▶ _Description of the task_: Please copy out exactly, and only, the lines between the line with "Emit a Python" and the line with "import plotly.graph_objects as go", both included. Pictures are to be omitted.

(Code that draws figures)

## Start

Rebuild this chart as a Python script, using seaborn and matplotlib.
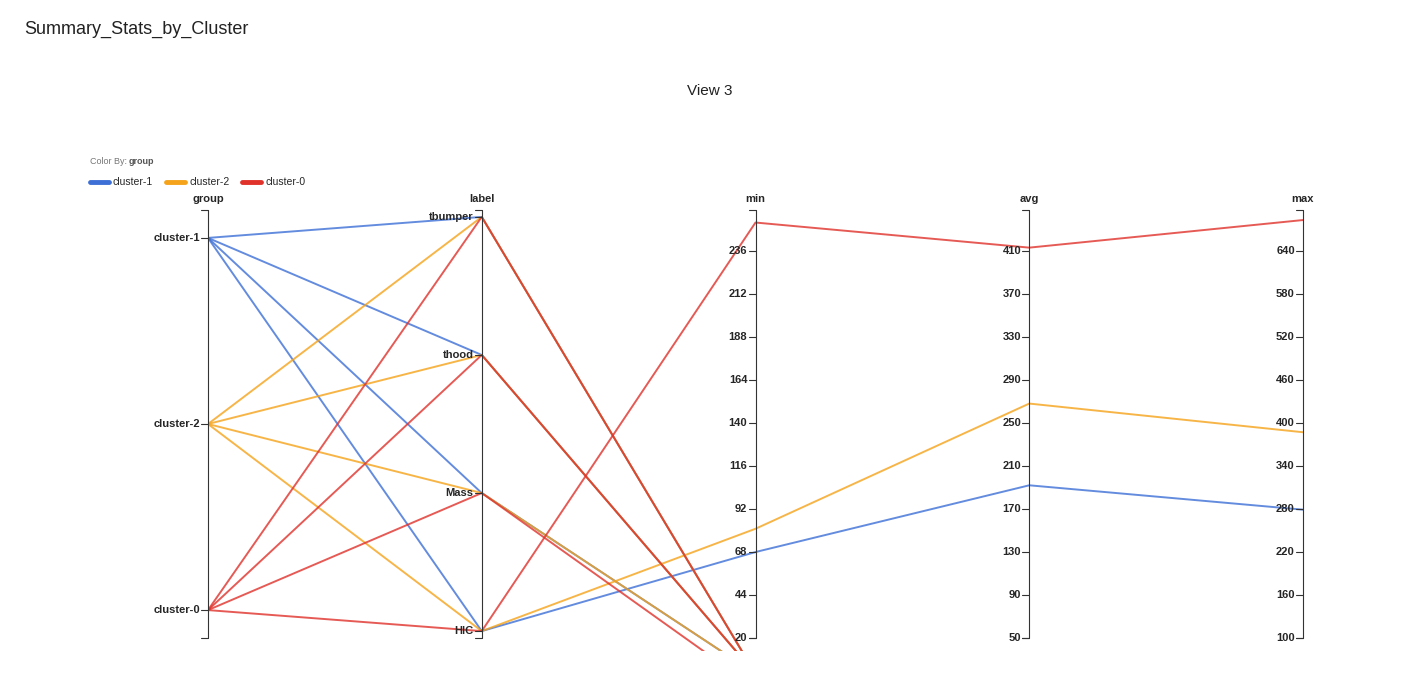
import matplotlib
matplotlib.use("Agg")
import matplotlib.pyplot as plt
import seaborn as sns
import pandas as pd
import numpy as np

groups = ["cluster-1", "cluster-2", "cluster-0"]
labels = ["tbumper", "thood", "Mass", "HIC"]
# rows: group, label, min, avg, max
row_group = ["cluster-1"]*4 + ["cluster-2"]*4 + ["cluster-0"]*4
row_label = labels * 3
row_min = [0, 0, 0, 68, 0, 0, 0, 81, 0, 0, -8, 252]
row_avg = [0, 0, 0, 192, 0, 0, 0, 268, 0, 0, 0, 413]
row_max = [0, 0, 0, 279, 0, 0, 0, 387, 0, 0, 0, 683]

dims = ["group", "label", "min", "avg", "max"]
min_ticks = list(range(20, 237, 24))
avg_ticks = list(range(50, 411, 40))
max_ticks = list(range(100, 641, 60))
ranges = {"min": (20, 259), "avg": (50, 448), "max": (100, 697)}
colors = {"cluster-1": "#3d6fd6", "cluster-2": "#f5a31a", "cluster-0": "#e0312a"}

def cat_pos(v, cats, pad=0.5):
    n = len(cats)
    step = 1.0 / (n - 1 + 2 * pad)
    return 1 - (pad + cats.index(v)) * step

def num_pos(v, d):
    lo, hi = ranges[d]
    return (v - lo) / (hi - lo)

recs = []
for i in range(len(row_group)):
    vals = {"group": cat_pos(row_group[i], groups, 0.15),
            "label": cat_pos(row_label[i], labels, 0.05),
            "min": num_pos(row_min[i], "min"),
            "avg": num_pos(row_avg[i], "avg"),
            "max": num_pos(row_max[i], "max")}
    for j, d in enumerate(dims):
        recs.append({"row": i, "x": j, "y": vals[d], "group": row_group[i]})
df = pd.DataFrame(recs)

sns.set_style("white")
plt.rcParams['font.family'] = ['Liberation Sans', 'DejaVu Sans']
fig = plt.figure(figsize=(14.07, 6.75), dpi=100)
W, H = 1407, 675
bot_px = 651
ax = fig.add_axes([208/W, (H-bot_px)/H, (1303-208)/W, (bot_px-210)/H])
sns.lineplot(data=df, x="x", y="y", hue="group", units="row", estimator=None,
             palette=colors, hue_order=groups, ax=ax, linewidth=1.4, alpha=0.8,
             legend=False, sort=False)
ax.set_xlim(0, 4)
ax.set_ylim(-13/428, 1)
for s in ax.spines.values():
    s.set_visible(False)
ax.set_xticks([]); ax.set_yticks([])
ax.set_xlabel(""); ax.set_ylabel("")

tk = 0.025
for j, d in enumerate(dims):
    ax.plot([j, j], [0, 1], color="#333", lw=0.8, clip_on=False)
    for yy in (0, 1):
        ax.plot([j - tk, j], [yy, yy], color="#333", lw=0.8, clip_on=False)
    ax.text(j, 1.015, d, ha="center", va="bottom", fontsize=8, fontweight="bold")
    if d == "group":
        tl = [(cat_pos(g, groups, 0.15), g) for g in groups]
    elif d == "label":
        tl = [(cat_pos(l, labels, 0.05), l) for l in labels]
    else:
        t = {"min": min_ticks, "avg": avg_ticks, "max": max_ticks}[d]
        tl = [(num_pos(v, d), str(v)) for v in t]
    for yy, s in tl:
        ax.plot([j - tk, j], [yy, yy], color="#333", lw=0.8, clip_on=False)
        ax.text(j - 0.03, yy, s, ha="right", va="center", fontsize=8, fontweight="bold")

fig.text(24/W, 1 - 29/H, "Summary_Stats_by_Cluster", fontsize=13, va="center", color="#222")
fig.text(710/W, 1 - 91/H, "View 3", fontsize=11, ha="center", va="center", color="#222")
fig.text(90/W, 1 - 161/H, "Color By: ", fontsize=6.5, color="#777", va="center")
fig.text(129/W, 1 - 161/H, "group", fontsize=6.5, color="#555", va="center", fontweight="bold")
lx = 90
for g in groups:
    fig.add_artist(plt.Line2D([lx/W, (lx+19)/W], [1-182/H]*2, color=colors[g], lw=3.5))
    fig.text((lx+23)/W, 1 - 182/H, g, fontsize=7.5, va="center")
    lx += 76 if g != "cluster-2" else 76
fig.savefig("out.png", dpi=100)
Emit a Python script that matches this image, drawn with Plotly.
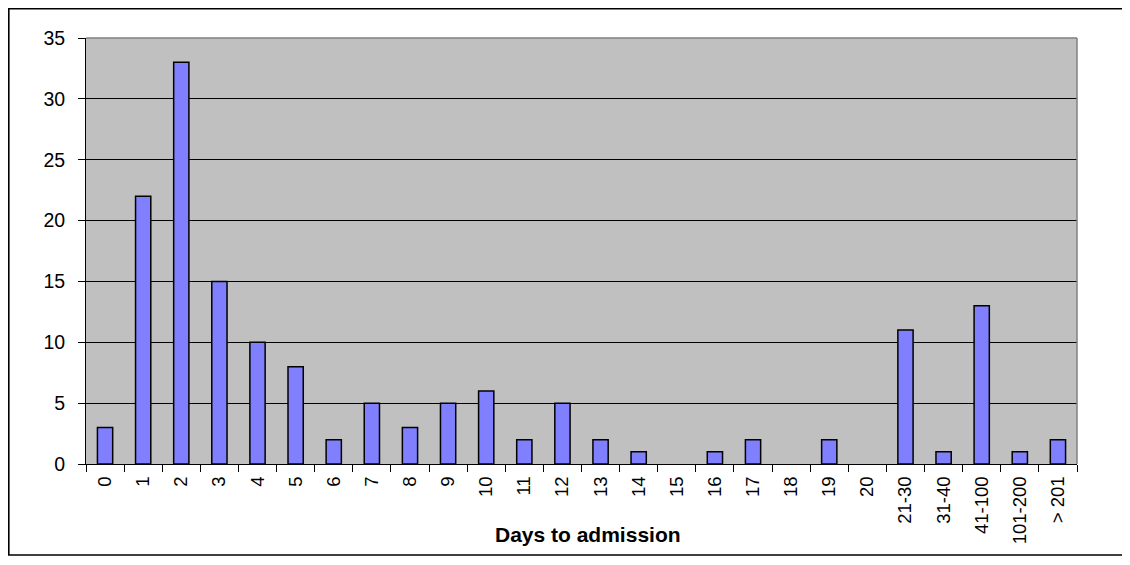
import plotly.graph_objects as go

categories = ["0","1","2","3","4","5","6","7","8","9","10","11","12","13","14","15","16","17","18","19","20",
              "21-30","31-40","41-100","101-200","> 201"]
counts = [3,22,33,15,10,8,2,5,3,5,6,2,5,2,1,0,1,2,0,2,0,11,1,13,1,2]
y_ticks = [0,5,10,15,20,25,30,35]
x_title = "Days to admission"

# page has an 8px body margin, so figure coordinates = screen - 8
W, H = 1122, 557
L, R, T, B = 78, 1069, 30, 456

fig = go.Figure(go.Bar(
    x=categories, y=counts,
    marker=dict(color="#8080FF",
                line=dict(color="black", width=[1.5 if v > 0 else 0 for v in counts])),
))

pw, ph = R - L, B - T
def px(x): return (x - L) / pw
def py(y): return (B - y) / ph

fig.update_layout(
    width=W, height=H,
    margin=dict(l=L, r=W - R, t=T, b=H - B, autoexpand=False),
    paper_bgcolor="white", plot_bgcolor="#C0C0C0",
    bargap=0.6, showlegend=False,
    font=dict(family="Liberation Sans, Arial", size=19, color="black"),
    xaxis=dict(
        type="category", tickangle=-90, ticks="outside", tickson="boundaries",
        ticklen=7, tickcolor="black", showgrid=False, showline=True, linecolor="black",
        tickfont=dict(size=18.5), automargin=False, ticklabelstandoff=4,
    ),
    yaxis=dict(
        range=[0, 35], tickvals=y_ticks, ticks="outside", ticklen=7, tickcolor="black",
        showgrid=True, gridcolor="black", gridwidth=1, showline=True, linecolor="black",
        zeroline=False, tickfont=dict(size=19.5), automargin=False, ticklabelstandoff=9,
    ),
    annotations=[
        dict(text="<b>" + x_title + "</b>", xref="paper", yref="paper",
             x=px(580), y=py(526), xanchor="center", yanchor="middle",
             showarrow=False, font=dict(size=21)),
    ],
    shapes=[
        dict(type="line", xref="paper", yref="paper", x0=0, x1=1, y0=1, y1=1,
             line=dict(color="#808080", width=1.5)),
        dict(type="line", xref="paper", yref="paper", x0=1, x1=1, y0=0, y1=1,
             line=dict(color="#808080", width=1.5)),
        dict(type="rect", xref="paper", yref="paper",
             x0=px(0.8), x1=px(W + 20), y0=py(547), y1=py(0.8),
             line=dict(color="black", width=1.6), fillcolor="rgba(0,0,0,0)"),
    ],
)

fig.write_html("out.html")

## End

▶ _Worked solution_:
Emit a Python script that matches this image, drawn with Plotly.
import plotly.graph_objects as go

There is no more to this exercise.